Und das gibt es schon: Vor der Küste von Pemba Island, mitten in einem Korallenriff, schwimmt ein Mini-Hotel. Direkt vom „Underwater Room“ im „The Manta Resort“ unter Wasser kann man gemütlich den Fischen gute Nacht sagen oder dem Trompetenfisch in die Augen schauen. Nachts werden Rochen und sämtliche Fische der exotischen Unterwasserwelt durch einen Lichtspot angelockt – selbst wenn es im Schlafzimmer dunkel ist, fühlt man sich wie die Seejungfrau. Sollte man morgens doch müde sein vom nächtlichen Spähen, kann man sich natürlich über Wasser, auf einem gemütlichen Sonnendeck im Liegestuhl, erholen. Das schwimmende Mini-Hotel ist direkt über einem zwölf Meter tiefen „Blue Hole“ verankert und eröffnete letzten November. Erfunden wurde das kleine Unterwasserheim vom schwedischen Unternehmen Genberg Underwater Hotels.
Auch im Norden Finnlands, in Nellim, eröffnete vor Kurzem ein utopisches Hotel. Im „Aurora Bubbles“ können Abenteurer gemütlich durch die Glasscheiben die bunten Polarlichter in den weiten Schneelandschaften beobachten. Aber während wir in einem utopischen Gebilde zwischen schwindelerregend hohen Wolkenkratzern in New York City in der Lobby sitzen werden oder unter Wasser in den Tiefen des Ozeans im Bett liegen und gemeinsam mit den Fischen über einem Korallenriff schweben – könnte der Hotel-Service ganz einfach und menschlich bleiben, ebenso die Hotelzimmer der Zukunft.
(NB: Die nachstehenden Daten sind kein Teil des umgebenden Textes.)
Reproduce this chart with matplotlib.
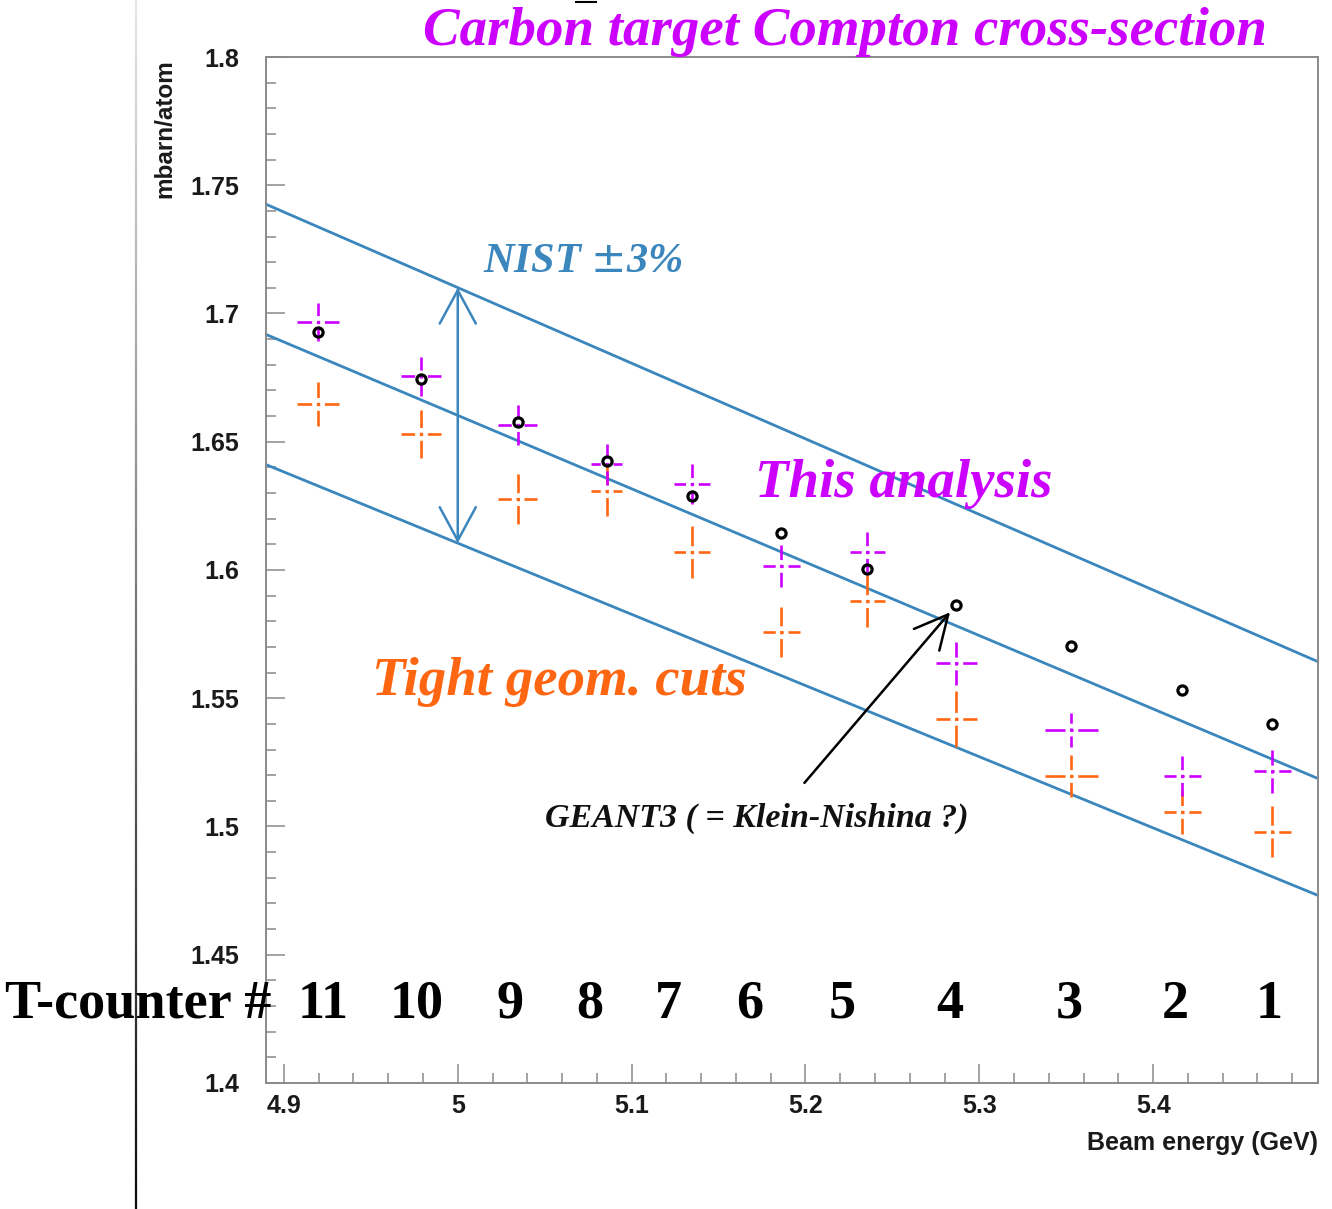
import matplotlib
matplotlib.use("Agg")
import matplotlib.pyplot as plt
import numpy as np
from matplotlib.collections import LineCollection
from matplotlib.lines import Line2D
from matplotlib.ticker import MultipleLocator, FuncFormatter

plt.rcParams['lines.scale_dashes'] = False

# tagged photon beam energy per T-counter (GeV) and half bin width
energy = [4.9195, 4.9787, 5.0345, 5.0856, 5.1345, 5.1862, 5.2356, 5.2868, 5.3529, 5.4167, 5.4684]
energy_hw = [0.0121, 0.0115, 0.0113, 0.0090, 0.0103, 0.0107, 0.0101, 0.0117, 0.0152, 0.0106, 0.0106]
t_counter = [11, 10, 9, 8, 7, 6, 5, 4, 3, 2, 1]

# cross-sections in mbarn/atom
geant3 = [1.6928, 1.6745, 1.6577, 1.6425, 1.6289, 1.6144, 1.6004, 1.5864, 1.5704, 1.5532, 1.5400]
this_analysis = [1.6967, 1.6756, 1.6565, 1.6413, 1.6335, 1.6016, 1.6070, 1.5637, 1.5376, 1.5197, 1.5216]
this_err = [0.0074, 0.0076, 0.0078, 0.0080, 0.0078, 0.0082, 0.0078, 0.0084, 0.0068, 0.0078, 0.0084]
tight_cuts = [1.6647, 1.6530, 1.6277, 1.6308, 1.6070, 1.5758, 1.5879, 1.5419, 1.5197, 1.5057, 1.4979]
tight_err = [0.0086, 0.0094, 0.0097, 0.0097, 0.0101, 0.0097, 0.0101, 0.0110, 0.0082, 0.0086, 0.0099]

# NIST prediction (linear over this range) and its +-3% band
nist_e = [4.85, 5.55]
nist_sigma = [1.7032, 1.5029]
nist_band = 0.03

# where the counter numbers sit along the energy axis
counter_label_e = [4.9224, 4.9764, 5.0299, 5.0759, 5.1213, 5.1678, 5.2213, 5.2828, 5.3517, 5.4126, 5.4667]

MAGENTA = '#cc00ff'
ORANGE = '#ff6611'
BLUE = '#3a86bd'
GREY = '#8a8a8a'

fig = plt.figure(figsize=(13.32, 12.09), dpi=100)
W, H = 1332, 1209
ax = fig.add_axes([266 / W, 1 - 1083 / H, (1318 - 266) / W, (1083 - 57) / H])
ax.set_xlim(4.8897, 5.4948)
ax.set_ylim(1.4, 1.8)

for s in ax.spines.values():
    s.set_color(GREY)
    s.set_linewidth(1.4)
ax.xaxis.set_major_locator(MultipleLocator(0.1))
ax.xaxis.set_minor_locator(MultipleLocator(0.02))
ax.yaxis.set_major_locator(MultipleLocator(0.05))
ax.yaxis.set_minor_locator(MultipleLocator(0.01))
fmt = FuncFormatter(lambda v, _: f'{v:g}')
ax.xaxis.set_major_formatter(fmt)
ax.yaxis.set_major_formatter(fmt)
ax.tick_params(which='both', direction='in', color=GREY, width=1.1,
               top=False, right=False)
ax.tick_params(which='major', length=14)
ax.tick_params(which='minor', length=7)
ax.tick_params(axis='y', which='major', pad=19)
ax.tick_params(axis='x', which='major', pad=8)
for lab in ax.get_xticklabels() + ax.get_yticklabels():
    lab.set_fontfamily('Liberation Sans')
    lab.set_fontweight('bold')
    lab.set_fontsize(18)
    lab.set_color('#1a1a1a')

# NIST central value and the +-3% lines
nist_sigma = np.array(nist_sigma)
for f in (1 + nist_band, 1.0, 1 - nist_band):
    ax.plot(nist_e, nist_sigma * f, color=BLUE, lw=2.0, zorder=2)


def dash_bars(container):
    # each error bar: dash, gap, centre dot, gap, dash
    for lc in container.lines[2]:
        styles = []
        for seg in lc.get_segments():
            p = ax.transData.transform(seg)
            L = np.hypot(*(p[1] - p[0])) * 72 / fig.dpi
            gap, dot = 3.4, 2.4
            arm = max((L - 2 * gap - dot) / 2, 0.5)
            styles.append((0, (arm, gap, dot, gap, arm + 30, 1)))
        lc.set_linestyles(styles)
        lc.set_capstyle('butt')


eb_tight = ax.errorbar(energy, tight_cuts, yerr=tight_err, xerr=energy_hw, fmt='none',
                       ecolor=ORANGE, elinewidth=1.9, capsize=0, zorder=3)
dash_bars(eb_tight)
eb_this = ax.errorbar(energy, this_analysis, yerr=this_err, xerr=energy_hw, fmt='none',
                      ecolor=MAGENTA, elinewidth=1.9, capsize=0, zorder=4)
dash_bars(eb_this)

ax.plot(energy, geant3, 'o', ms=6.6, mfc='none', mec='black', mew=2.3, zorder=5)

# +-3% arrow at 5 GeV
e_arrow = 5.0
s0 = np.interp(e_arrow, nist_e, nist_sigma)
ax.annotate('', xy=(e_arrow, s0 * (1 + nist_band)), xytext=(e_arrow, s0 * (1 - nist_band)),
            arrowprops=dict(arrowstyle='<->,head_length=24,head_width=13', mutation_scale=1,
                            shrinkA=0, shrinkB=0, color=BLUE, lw=1.8), zorder=4)

# GEANT3 pointer to T-counter 4
ax.annotate('', xy=(energy[7], geant3[7]), xytext=(5.1994, 1.5170),
            arrowprops=dict(arrowstyle='->,head_length=24,head_width=12', mutation_scale=1,
                            shrinkA=0, shrinkB=7, color='black', lw=1.8), zorder=6)

serif_bi = dict(family='Liberation Serif', weight='bold', style='italic')
ax.text(5.0144, 1.7201, 'NIST $\\pm$3%', color=BLUE, fontsize=30.5, va='center', ha='left',
        **serif_bi)
ax.text(5.1707, 1.6335, 'This analysis', color=MAGENTA, fontsize=39.5, va='center', ha='left',
        **serif_bi)
ax.text(4.9506, 1.5563, 'Tight geom. cuts', color=ORANGE, fontsize=39.5, va='center',
        ha='left', **serif_bi)
ax.text(5.0500, 1.5033, 'GEANT3 ( = Klein-Nishina ?)', color='#111111', fontsize=24.5,
        va='center', ha='left', **serif_bi)

fig.text(845 / W, 1 - 32 / H, 'Carbon target Compton cross-section', color=MAGENTA,
         fontsize=39.5, ha='center', va='center', **serif_bi)

# axis titles, ROOT style at the ends of the axes
fig.text(165 / W, 1 - 129 / H, 'mbarn/atom', rotation=90, ha='center', va='center',
         family='Liberation Sans', weight='bold', fontsize=17.5, color='#1a1a1a')
fig.text(1318 / W, 1 - 1143 / H, 'Beam energy (GeV)', ha='right', va='center',
         family='Liberation Sans', weight='bold', fontsize=18, color='#1a1a1a')

# T-counter numbering across the bottom of the plot
fig.text(5 / W, 1 - 1018 / H, 'T-counter #', ha='left', va='baseline',
         family='Liberation Serif', weight='bold', fontsize=39, color='black')
y_counter = 1 - (1018 - 57) / (1083 - 57)
for e, n in zip(counter_label_e, t_counter):
    ax.text(e, y_counter, str(n), transform=ax.get_xaxis_transform(), clip_on=False,
            ha='center', va='baseline', family='Liberation Serif', weight='bold',
            fontsize=39, color='black')

# slide border on the left, fading from light grey at the top to black
yy = np.linspace(1, 0, 61)
segs = [[(136 / W, yy[i]), (136 / W, yy[i + 1])] for i in range(60)]
greys = np.linspace(0.9, 0.05, 60)
fig.add_artist(LineCollection(segs, colors=[(g, g, g) for g in greys], linewidths=1.6,
                              transform=fig.transFigure))
fig.add_artist(Line2D([576 / W, 596 / W], [1 - 1.5 / H, 1 - 1.5 / H], color='black', lw=1.5,
                      transform=fig.transFigure))

fig.savefig('out.png', dpi=100, facecolor='white')
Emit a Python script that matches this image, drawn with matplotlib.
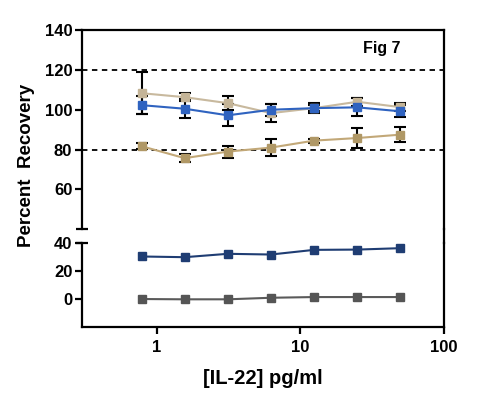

Das Forschungsprojekt vom Verbund „FutureHotel“, unter der Leitung des Fraunhofer IAO, stellt mit dem Projekt Showcase schon jetzt futuristische Hotelzimmer mit einem realen Testfeld für Forschungszwecke zur Verfügung. Mit abgerundeten Kanten und echten Wohnhöhlen – das Cocooning der Zukunft.
Und weil auch das soziale Engagement aus dem Hotelleben und der Touristik nicht mehr wegzudenken ist, beschäftigt sich schon heute das Netzwerk Ashoka, austria.ashoka.org, mit dem Thema Sozialverantwortung. Ob wir in Zukunft beim Einchecken an der Rezeption von einem ehemaligen Asylwerber betreut werden? Jedenfalls gehen die Überlegungen zu den Hotels der Zukunft Hand in Hand mit der Natur, den Ressourcen und neuen menschlichen Gegebenheiten.